I'm still working on a proper post on this, but this is the note that "Finnish Embassy dismisses 'crisis' over deportation" that I found on page 3 of the Turkish Daily News for the 23rd of December 2006:
Finnish Embassy officials made it clear Friday that there has been no tension between the Turkish Foreign Ministry and the embassy over the issue of the deportation of a Finnish researcher.

News reports yesterday claimed that Turkish and Finnish officials were experiencing difficulty as regards the issue since Finnish officials had been unable to obtain information from the ministry.

The Foreign Ministry had actually informed the embassy that the ongoing procedure was being conducted by the Interior Ministry and that researcher Kristiina Koivunen's lawyer needed to contact that ministry for clarification, a Finnish embassy official in Ankara told the Turkish Daily News. He also noted that news reports of a so-called crisis had been extremely exaggerated.

Koivunen, a specialist on the Kurdish question - a subject on which she has written several books and papers - returned to Finland last weekend after being deported by Turkish authorities.

Upon her return, she told the Finnish News Agency (STT) that she had not known Turkey had banned her from entering the country. "Of course, I would have reacted to it somehow. I would surely have appealed the decision. However, I was not informed of it until Friday and I was immediately arrested," she said.
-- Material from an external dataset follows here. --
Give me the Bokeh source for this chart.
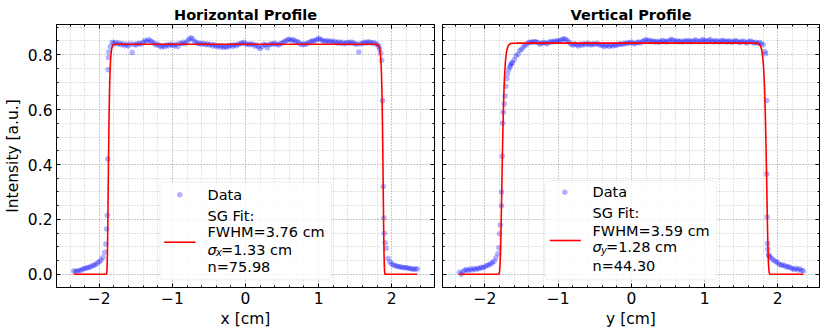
import numpy as np
from bokeh.plotting import figure
from bokeh.layouts import row
from bokeh.models import (Range1d, FixedTicker, LinearAxis, BoxAnnotation, Label,
                          CustomJSTickFormatter, NumeralTickFormatter, CustomLabelingPolicy)
from bokeh.embed import file_html
from bokeh.resources import INLINE

FONT = "DejaVu Sans"

# ---------------- data ----------------
# Horizontal profile: samples every 0.025 cm starting at -2.35 cm
h_x_start, h_x_step = -2.35, 0.025
h_y = [
    0.012, 0.010, 0.012, 0.014, 0.015, 0.019, 0.021, 0.023, 0.025, 0.027,
    0.030, 0.033, 0.036, 0.041, 0.046, 0.052, 0.062, 0.080, 0.165, 0.790,
    0.830, 0.845, 0.842, 0.845, 0.838, 0.843, 0.836, 0.840, 0.833, 0.838,
    0.832, 0.840, 0.808, 0.838, 0.835, 0.840, 0.842, 0.838, 0.845, 0.852,
    0.848, 0.855, 0.850, 0.846, 0.842, 0.835, 0.838, 0.833, 0.828, 0.832,
    0.830, 0.836, 0.833, 0.838, 0.835, 0.832, 0.838, 0.830, 0.842, 0.840,
    0.845, 0.840, 0.848, 0.855, 0.862, 0.858, 0.848, 0.845, 0.840, 0.842,
    0.838, 0.842, 0.836, 0.840, 0.835, 0.838, 0.832, 0.836, 0.830, 0.833,
    0.828, 0.832, 0.826, 0.830, 0.828, 0.832, 0.835, 0.830, 0.836, 0.833,
    0.838, 0.840, 0.842, 0.845, 0.840, 0.838, 0.836, 0.840, 0.838, 0.832,
    0.835, 0.828, 0.822, 0.830, 0.838, 0.835, 0.825, 0.836, 0.840, 0.838,
    0.842, 0.838, 0.835, 0.840, 0.843, 0.846, 0.850, 0.854, 0.856, 0.852,
    0.855, 0.850, 0.848, 0.845, 0.840, 0.836, 0.840, 0.838, 0.842, 0.845,
    0.848, 0.852, 0.850, 0.855, 0.860, 0.856, 0.852, 0.850, 0.848, 0.852,
    0.846, 0.850, 0.845, 0.848, 0.843, 0.846, 0.842, 0.845, 0.840, 0.843,
    0.845, 0.842, 0.846, 0.843, 0.840, 0.838, 0.810, 0.840, 0.842, 0.845,
    0.843, 0.847, 0.845, 0.842, 0.844, 0.840, 0.838, 0.830, 0.805, 0.632,
    0.150, 0.095, 0.058, 0.045, 0.038, 0.034, 0.031, 0.029, 0.028, 0.027,
    0.025, 0.024, 0.025, 0.022, 0.021, 0.020, 0.018, 0.020, 0.019,
]
# extra samples on the steep edges
h_edge_x = [-1.910, -1.890, -1.883, -1.878, -1.870, 1.835, 1.862, 1.884, 1.893, 1.910]
h_edge_y = [0.110, 0.215, 0.420, 0.745, 0.810, 0.820, 0.780, 0.320, 0.205, 0.115]

# Vertical profile: samples every 0.025 cm starting at -2.35 cm
v_x_start, v_x_step = -2.35, 0.025
v_y = [
    0.008, 0.000, 0.010, 0.015, 0.018, 0.013, 0.019, 0.016, 0.021, 0.018,
    0.022, 0.020, 0.026, 0.024, 0.028, 0.032, 0.034, 0.038, 0.042, 0.048,
    0.060, 0.075, 0.148, 0.250, 0.590, 0.650, 0.712, 0.745, 0.762, 0.772,
    0.782, 0.795, 0.802, 0.814, 0.820, 0.828, 0.834, 0.840, 0.844, 0.846,
    0.845, 0.848, 0.846, 0.844, 0.838, 0.842, 0.845, 0.843, 0.840, 0.845,
    0.848, 0.846, 0.850, 0.848, 0.852, 0.850, 0.855, 0.858, 0.856, 0.852,
    0.845, 0.838, 0.835, 0.840, 0.836, 0.832, 0.838, 0.834, 0.840, 0.836,
    0.842, 0.838, 0.835, 0.840, 0.837, 0.842, 0.838, 0.834, 0.836, 0.830,
    0.833, 0.836, 0.830, 0.834, 0.832, 0.836, 0.834, 0.838, 0.840, 0.837,
    0.842, 0.840, 0.844, 0.842, 0.846, 0.842, 0.840, 0.844, 0.846, 0.843,
    0.848, 0.852, 0.855, 0.850, 0.853, 0.848, 0.850, 0.846, 0.849, 0.845,
    0.848, 0.852, 0.850, 0.846, 0.849, 0.853, 0.856, 0.852, 0.848, 0.851,
    0.847, 0.850, 0.846, 0.849, 0.852, 0.848, 0.851, 0.847, 0.850, 0.854,
    0.850, 0.847, 0.851, 0.855, 0.852, 0.848, 0.851, 0.855, 0.850, 0.847,
    0.852, 0.849, 0.846, 0.850, 0.853, 0.849, 0.846, 0.851, 0.848, 0.845,
    0.849, 0.852, 0.848, 0.844, 0.847, 0.850, 0.846, 0.843, 0.847, 0.850,
    0.846, 0.843, 0.845, 0.842, 0.844, 0.840, 0.836, 0.812, 0.365, 0.072,
    0.062, 0.056, 0.050, 0.046, 0.042, 0.036, 0.033, 0.034, 0.030, 0.027,
    0.028, 0.024, 0.020, 0.018, 0.022, 0.016, 0.020, 0.014, 0.012,
]
v_edge_x = [-1.809, -1.790, -1.772, -1.763, -1.757, -1.735, -1.715, -1.690, -1.660, -1.640,
            1.835, 1.848, 1.855, 1.860, 1.865, 1.880]
v_edge_y = [0.097, 0.180, 0.300, 0.430, 0.550, 0.620, 0.685, 0.730, 0.755, 0.768,
            0.803, 0.633, 0.209, 0.112, 0.091, 0.066]

# super-Gaussian fit parameters (from the legend)
h_fit = dict(amp=0.838, x0=0.003, sigma=1.33, n=75.98)
v_fit = dict(amp=0.842, x0=0.040, sigma=1.28, n=44.30)
h_fit_label = ["SG Fit:", "FWHM=3.76 cm", ("x", "=1.33 cm"), "n=75.98"]
v_fit_label = ["SG Fit:", "FWHM=3.59 cm", ("y", "=1.28 cm"), "n=44.30"]

x_major = [-2, -1, 0, 1, 2]
y_major = [0.0, 0.2, 0.4, 0.6, 0.8]
x_minor = [round(v, 2) for v in np.arange(-2.6, 2.61, 0.2)]
y_minor = [round(v, 3) for v in np.arange(-0.05, 0.951, 0.05)]

FH = 263
Y_RANGE = (-0.048, 0.91)


def sg(x, amp, x0, sigma, n):
    return amp * np.exp(-(((x - x0) ** 2) / (2 * sigma ** 2)) ** n)


def style_axis(ax, ticker, show_labels, formatter=None, label=None):
    ax.ticker = ticker
    if formatter is not None:
        ax.formatter = formatter
    ax.major_tick_in = 4
    ax.major_tick_out = 0
    ax.minor_tick_in = 2
    ax.minor_tick_out = 0
    ax.major_tick_line_color = "black"
    ax.minor_tick_line_color = "black"
    ax.axis_line_color = "black"
    if show_labels:
        ax.major_label_text_font = FONT
        ax.major_label_text_font_size = "15.5px"
        ax.major_label_text_color = "black"
        ax.major_label_standoff = 4
    else:
        # tick marks only: no tick labels are drawn on this side
        ax.major_label_text_font_size = "0px"
        ax.major_label_standoff = 0
        ax.major_label_policy = CustomLabelingPolicy(
            code="for (const i of Array.from(indices)) { indices.unset(i) } return indices")
    if label:
        ax.axis_label = label
        ax.axis_label_text_font = FONT
        ax.axis_label_text_font_size = "15.5px"
        ax.axis_label_text_font_style = "normal"
        ax.axis_label_text_color = "black"
        ax.axis_label_standoff = 3


def make_panel(title, xlabel, xs, ys, fit, fit_lines, x_range, fw, ml, mr, show_y, leg):
    p = figure(title=title, frame_width=fw, frame_height=FH,
               x_range=Range1d(*x_range), y_range=Range1d(*Y_RANGE),
               output_backend="svg", toolbar_location=None,
               min_border_left=ml, min_border_right=mr,
               min_border_top=24, min_border_bottom=46,
               background_fill_color="white", border_fill_color="white")
    p.outline_line_color = "black"
    p.outline_line_width = 1
    p.outline_line_alpha = 1

    xt = FixedTicker(ticks=x_major, minor_ticks=x_minor)
    yt = FixedTicker(ticks=y_major, minor_ticks=y_minor)
    xfmt = CustomJSTickFormatter(code="return tick < 0 ? '\u2212' + (-tick) : String(tick);")
    yfmt = NumeralTickFormatter(format="0.0")

    style_axis(p.below[0], xt, True, xfmt, xlabel)
    style_axis(p.left[0], yt, show_y, yfmt, "Intensity [a.u.]" if show_y else None)
    top = LinearAxis()
    right = LinearAxis()
    style_axis(top, xt, False)
    style_axis(right, yt, False)
    p.add_layout(top, "above")
    p.add_layout(right, "right")

    for g, t in ((p.xgrid[0], xt), (p.ygrid[0], yt)):
        g.ticker = t
        g.grid_line_color = "#b0b0b0"
        g.grid_line_dash = "1 2"
        g.grid_line_width = 1
        g.minor_grid_line_color = "#c4c4c4"
        g.minor_grid_line_dash = "1 2"
        g.minor_grid_line_width = 1

    p.title.align = "center"
    p.title.text_font = FONT
    p.title.text_font_size = "14.5px"
    p.title.text_font_style = "bold"
    p.title.text_color = "black"
    p.title.standoff = 4

    # data + fit
    p.scatter(xs, ys, size=5.5, fill_color="blue", fill_alpha=0.3, line_color=None)
    xf = np.linspace(min(xs), max(xs), 1500)
    p.line(xf, sg(xf, **fit), line_color="red", line_width=1.6)

    # legend drawn in frame-pixel coordinates
    p.extra_x_ranges = {"px": Range1d(0, fw)}
    p.extra_y_ranges = {"py": Range1d(0, FH)}
    box = BoxAnnotation(left=leg["box"][0], right=leg["box"][1],
                        bottom=leg["box"][2], top=leg["box"][3],
                        x_range_name="px", y_range_name="py",
                        fill_color="white", fill_alpha=0.8,
                        line_color="#cccccc", line_width=1, border_radius=4)
    p.add_layout(box)
    p.scatter([leg["dot"][0]], [leg["dot"][1]], size=5.5, fill_color="blue",
              fill_alpha=0.3, line_color=None, x_range_name="px", y_range_name="py",
              level="overlay")
    p.line([leg["line"][0], leg["line"][1]], [leg["line"][2], leg["line"][2]],
           line_color="red", line_width=1.6, x_range_name="px", y_range_name="py",
           level="overlay")

    def lab(x, y, text, size="14.5px", style="normal"):
        p.add_layout(Label(x=x, y=y, text=text, x_range_name="px", y_range_name="py",
                           text_font=FONT, text_font_size=size, text_font_style=style,
                           text_color="black", text_baseline="middle", text_align="left",
                           level="overlay"))

    tx = leg["tx"]
    lab(tx, leg["ys"][0], "Data")
    lab(tx, leg["ys"][1], fit_lines[0])
    lab(tx, leg["ys"][2], fit_lines[1])
    sub, rest = fit_lines[2]
    lab(tx, leg["ys"][3], "\u03c3", style="italic")
    lab(tx + 8.5, leg["ys"][3] - 3, sub, size="10px", style="italic")
    lab(tx + 13.5, leg["ys"][3], rest)
    lab(tx, leg["ys"][4], fit_lines[3])
    return p


h_x = list(np.round(h_x_start + h_x_step * np.arange(len(h_y)), 4)) + h_edge_x
h_all = h_y + h_edge_y
v_x = list(np.round(v_x_start + v_x_step * np.arange(len(v_y)), 4)) + v_edge_x
v_all = v_y + v_edge_y

h_leg = dict(box=(103.3, 275, 7.7, 105.3), dot=(123.3, 92.7), line=(107.7, 139, 45.3),
             tx=151, ys=[92.7, 72, 55.3, 38, 21])
v_leg = dict(box=(102.3, 274, 7.7, 107), dot=(122.3, 95.3), line=(107.3, 138.3, 47),
             tx=150, ys=[95.3, 74.3, 57, 40.3, 21.3])

p1 = make_panel("Horizontal Profile", "x [cm]", h_x, h_all, h_fit, h_fit_label,
                (-2.585, 2.585), 378, 55, 4, True, h_leg)
p2 = make_panel("Vertical Profile", "y [cm]", v_x, v_all, v_fit, v_fit_label,
                (-2.58, 2.57), 377, 4, 7, False, v_leg)

layout = row(p1, p2)
open("out.html", "w").write(file_html(layout, INLINE))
"A prohibition [order] against my entering the country [was] issued by the Turkish Interior Ministry in August, and it is based on state security. This is a terribly drastic measure, and I think it reflects the way Turkey's situation has become worse," she added.
(The article has been reproduced in full - on non-commercial, educational - grounds of public interest; the format has been edited to make it easy to read in a blog.)